Sur la base des bulletins de salaire produits et des éléments de calcul détaillés et exacts fournis par le salarié en page 9 de ses conclusions,il sera fait droit à la demande à hauteur de 2 332,70 euros selon le détail suivant:
– 370,50 euros en 2017
– 1228 euros en 2018
– 834,20 euros en 2019
Sur les demandes annexes
La SAS API Restauration, partie perdante, supportera les entiers dépens de première instance et d’appel.
M.[S] est en droit de réclamer l’indemnisation des frais non compris dans les dépens qu’il a dû exposer à l’occasion de cette procédure. La SAS API Restauration sera donc tenue de lui payer la somme de 2000 euros en application des dispositions de l’article 700 al.1er 1° du code de procédure civile.
Le jugement entrepris est infirmé en ses dispositions concernant les frais et dépens de première instance.

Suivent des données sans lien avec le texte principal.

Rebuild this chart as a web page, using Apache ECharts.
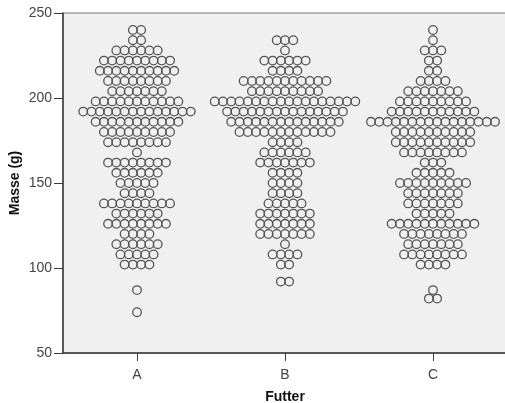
<!DOCTYPE html>
<html>
<head>
<meta charset="utf-8">
<script src="https://cdn.jsdelivr.net/npm/echarts@6/dist/echarts.min.js"></script>
<style>
  html, body { margin: 0; padding: 0; background: #ffffff; }
  #chart { width: 505px; height: 403px; }
</style>
</head>
<body>
<div id="chart"></div>
<script>
// Dot plot of body mass (g) per feed group: each row is a bin value with its dot count.
const categories = ['A', 'B', 'C'];
const yTicks = [50, 100, 150, 200, 250];

const massA  = [240, 234, 228, 222, 216, 210, 204, 198, 192, 186, 180, 174, 168, 162, 156, 150, 144, 138, 132, 126, 120, 114, 108, 102, 87, 74];
const countA = [  2,   2,   6,   9,  10,   8,   7,  11,  14,  11,   9,   8,   1,   8,   6,   5,   4,   9,   6,   8,   4,   6,   5,   4,  1,  1];

const massB  = [234, 228, 222, 216, 210, 204, 198, 192, 186, 180, 174, 168, 162, 156, 150, 144, 138, 132, 126, 120, 114, 108, 102, 92];
const countB = [  3,   1,   6,   4,  11,   9,  18,  15,  14,  12,   4,   6,   7,   4,   4,   4,   5,   7,   7,   7,   1,   4,   2,  2];

const massC  = [240, 234, 228, 222, 216, 210, 204, 198, 192, 186, 180, 174, 168, 162, 156, 150, 144, 138, 132, 126, 120, 114, 108, 102, 87, 82];
const countC = [  1,   1,   3,   2,   2,   4,   7,   9,  11,  16,  10,  10,   8,   3,   5,   9,   7,   7,   5,  11,   8,   7,   8,   4,  1,  2];

const DOT_STEP = 8.27;   // horizontal pitch of dots within a row (px)
const FONT = 'Liberation Sans, Arial, sans-serif';

function buildDots(catIndex, masses, counts) {
  const out = [];
  masses.forEach((m, i) => {
    const n = counts[i];
    for (let k = 0; k < n; k++) {
      out.push({
        value: [catIndex, m],
        symbolOffset: [(k - (n - 1) / 2) * DOT_STEP, 0]
      });
    }
  });
  return out;
}

const dots = [].concat(
  buildDots(0, massA, countA),
  buildDots(1, massB, countB),
  buildDots(2, massC, countC)
);

const chart = echarts.init(document.getElementById('chart'), null, { renderer: 'canvas' });
chart.setOption({
  animation: false,
  backgroundColor: '#ffffff',
  grid: {
    left: 63, top: 13, width: 444, height: 340,
    outerBoundsMode: 'none',
    containLabel: false,
    show: true,
    backgroundColor: '#f0f0f0',
    borderColor: '#7a7a7a',
    borderWidth: 1
  },
  xAxis: {
    type: 'category',
    data: categories,
    boundaryGap: true,
    name: 'Futter',
    nameLocation: 'middle',
    nameGap: 37,
    nameMoveOverlap: false,
    nameTextStyle: { fontFamily: FONT, fontSize: 14, fontWeight: 'bold', color: '#111' },
    axisLine: { show: true, lineStyle: { color: '#3a3a3a', width: 1.5 } },
    axisTick: { show: true, alignWithLabel: true, length: 8, lineStyle: { color: '#3a3a3a', width: 1 } },
    axisLabel: { margin: 15, fontFamily: FONT, fontSize: 14, color: '#444' },
    splitLine: { show: false }
  },
  yAxis: {
    type: 'value',
    min: yTicks[0],
    max: yTicks[yTicks.length - 1],
    interval: 50,
    name: 'Masse (g)',
    nameLocation: 'middle',
    nameRotate: 90,
    nameGap: 41,
    nameMoveOverlap: false,
    nameTextStyle: { fontFamily: FONT, fontSize: 14, fontWeight: 'bold', color: '#111' },
    axisLine: { show: true, lineStyle: { color: '#3a3a3a', width: 1.5 } },
    axisTick: { show: true, length: 9, lineStyle: { color: '#3a3a3a', width: 1 } },
    axisLabel: { margin: 11, fontFamily: FONT, fontSize: 14, color: '#444' },
    splitLine: { show: false }
  },
  series: [{
    type: 'scatter',
    data: dots,
    symbol: 'circle',
    symbolSize: 8.6,
    itemStyle: {
      color: 'rgba(0,0,0,0)',
      borderColor: '#555555',
      borderWidth: 1.3,
      opacity: 1
    },
    emphasis: { disabled: true }
  }]
});
</script>
</body>
</html>
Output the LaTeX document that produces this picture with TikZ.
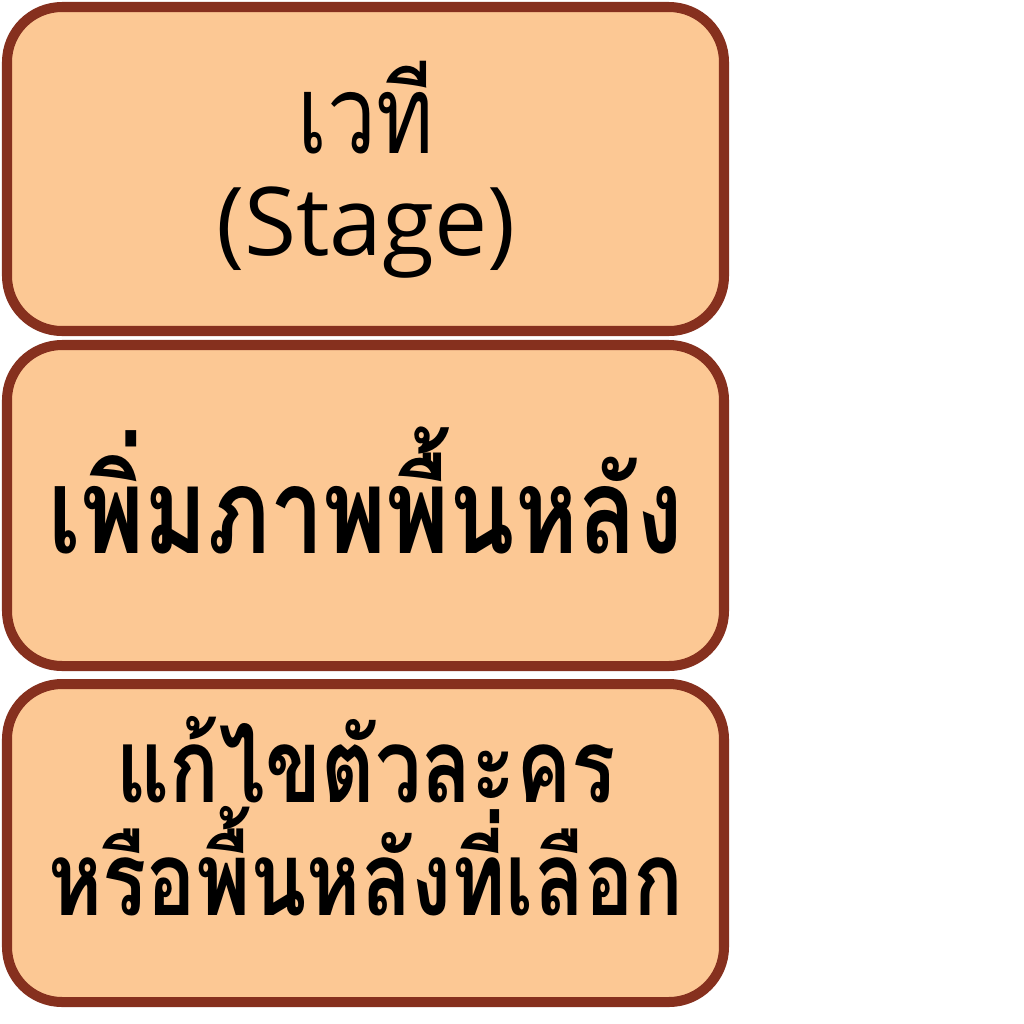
\documentclass[tikz,border=0pt]{standalone}
\usepackage{fontspec}
\setmainfont{Open Sans}
\newfontfamily\thaifont[Script=Thai,FakeStretch=0.8]{Loma}
\definecolor{boxfill}{HTML}{FCC894}
\definecolor{boxline}{HTML}{86301E}
\begin{document}
\begin{tikzpicture}[menu/.style={draw=boxline,fill=boxfill,line width=2.85pt,rounded corners=0.55cm},menut/.style={align=center,font=\thaifont\bfseries\fontsize{29.3}{32}\selectfont}]
\def\xl{0.07};
\def\xr{7.24};
\useasboundingbox (0,0) rectangle (10.24,-10.24);

\draw[menu] (\xl,-0.07) rectangle (\xr,-3.31);
\node[menut,font=\thaifont\fontsize{31}{29}\selectfont] (Stg) at (3.66,-1.7) {เวที\\{\normalfont\fontsize{27}{29}\selectfont(Stage)}};

\draw[menu] (\xl,-3.45) rectangle (\xr,-6.66);
\node[menut,font=\thaifont\bfseries\fontsize{34}{36}\selectfont] (Bg) at (3.66,-4.9) {เพิ่มภาพพื้นหลัง};

\draw[menu] (\xl,-6.84) rectangle (\xr,-10.02);
\node[menut] (Ed) at (3.66,-8.16) {แก้ไขตัวละคร\\หรือพื้นหลังที่เลือก};
\end{tikzpicture}
\end{document}
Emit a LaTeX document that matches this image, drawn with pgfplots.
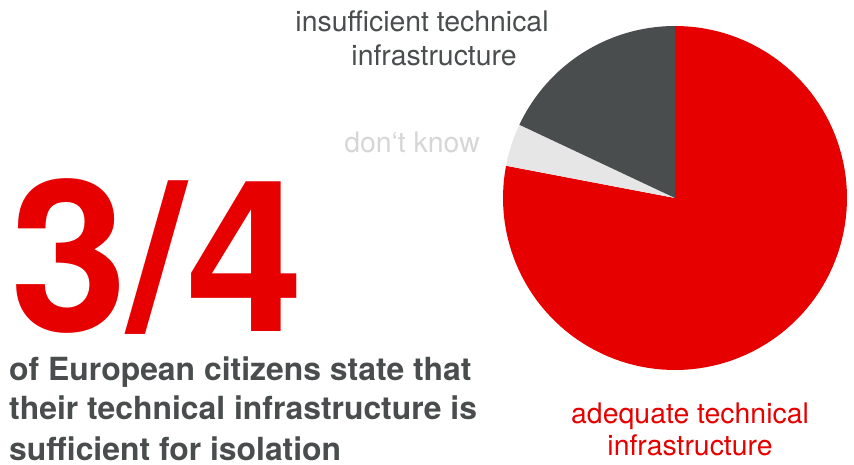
\documentclass[border=0pt]{standalone}
\usepackage{pgfplots}
\pgfplotsset{compat=1.18}
\usepackage{fontspec}
\setmainfont{TeX Gyre Heros}
\definecolor{vfred}{HTML}{E60000}
\definecolor{vfdark}{HTML}{4A4D4E}
\definecolor{vflight}{HTML}{E6E6E6}
\definecolor{vflabel}{HTML}{D6D6D6}
% shares in percent: adequate, don't know, insufficient
\def\vAdequate{78}
\def\vDontKnow{4}
\def\vInsufficient{18}
\begin{document}
\begin{tikzpicture}
\path[use as bounding box] (0,0) rectangle (854bp,465bp);
\pgfmathsetmacro{\aStart}{90}
\pgfmathsetmacro{\aB}{90-3.6*\vAdequate}
\pgfmathsetmacro{\aC}{\aB-3.6*\vDontKnow}
\pgfmathsetmacro{\aD}{\aC-3.6*\vInsufficient}
\begin{axis}[
  hide axis, scale only axis,
  width=344bp, height=344bp,
  xmin=-1, xmax=1, ymin=-1, ymax=1,
  at={(675bp,267bp)}, anchor=center,
  clip=false,
]
\addplot[fill=vfred, draw=none, domain=\aB:\aStart, samples=120] ({cos(x)},{sin(x)}) -- (axis cs:0,0) -- cycle;
\addplot[fill=vflight, draw=none, domain=\aC:\aB, samples=20] ({cos(x)},{sin(x)}) -- (axis cs:0,0) -- cycle;
\addplot[fill=vfdark, draw=none, domain=\aD:\aC, samples=40] ({cos(x)},{sin(x)}) -- (axis cs:0,0) -- cycle;
\end{axis}
% big number
\node[anchor=base west, inner sep=0, text depth=0pt, text=vfred, font=\fontsize{212}{212}\selectfont\bfseries] at (10bp,133bp) {3/4};
% statement
\begin{scope}[every node/.style={anchor=base west, inner sep=0, text=vfdark, font=\fontsize{32}{32}\selectfont\bfseries}]
\node at (9bp,84bp) {of European citizens state that};
\node at (9bp,45bp) {their technical infrastructure is};
\node at (9bp,5bp) {sufficient for isolation};
\end{scope}
% labels
\begin{scope}[every node/.style={anchor=base, inner sep=0, font=\fontsize{28.5}{28.5}\selectfont}]
\node[text=vfdark] at (422bp,433bp) {insufficient technical};
\node[text=vfdark] at (434bp,399bp) {infrastructure};
\node[text=vflabel] at (412bp,312bp) {don‘t know};
\node[text=vfred] at (690bp,41bp) {adequate technical};
\node[text=vfred] at (690bp,10bp) {infrastructure};
\end{scope}
\end{tikzpicture}
\end{document}
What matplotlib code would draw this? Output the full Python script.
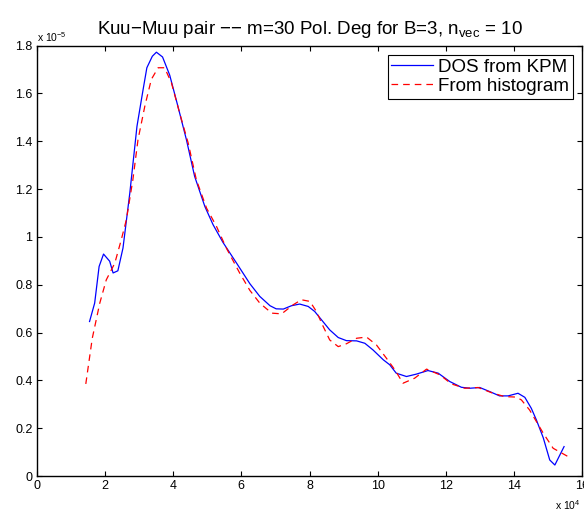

La SAS API Restauration est déboutée de sa demande formée au titre des frais et dépens.
PAR CES MOTIFS
La cour, statuant publiquement , contradictoirement, en dernier ressort
Infirme le jugement déféré en ses dispositions ayant débouté M.[S] de sa demande au titre de l’avantage en nature nourriture ainsi qu’en celles relatives aux frais et dépens
Le confirme pour le surplus
Statuant à nouveau des chefs infirmés
Condamne la SAS API Restauration à payer à M.[L] [S] la somme
de 2 332,70 à titre d’avantage en nature nourriture
Rejette toute demande plus ample ou contraire
Condamne la SAS API Restauration aux entiers dépens de première instance et d’appel
Condamne la SAS API Restauration à payer à M.[L] [S] la somme
de 2 000 euros au titre de l’article 700 du code de procédure civile
Le présent arrêt a été signé par S.BLUMÉ, présidente et par C.DELVER, greffière.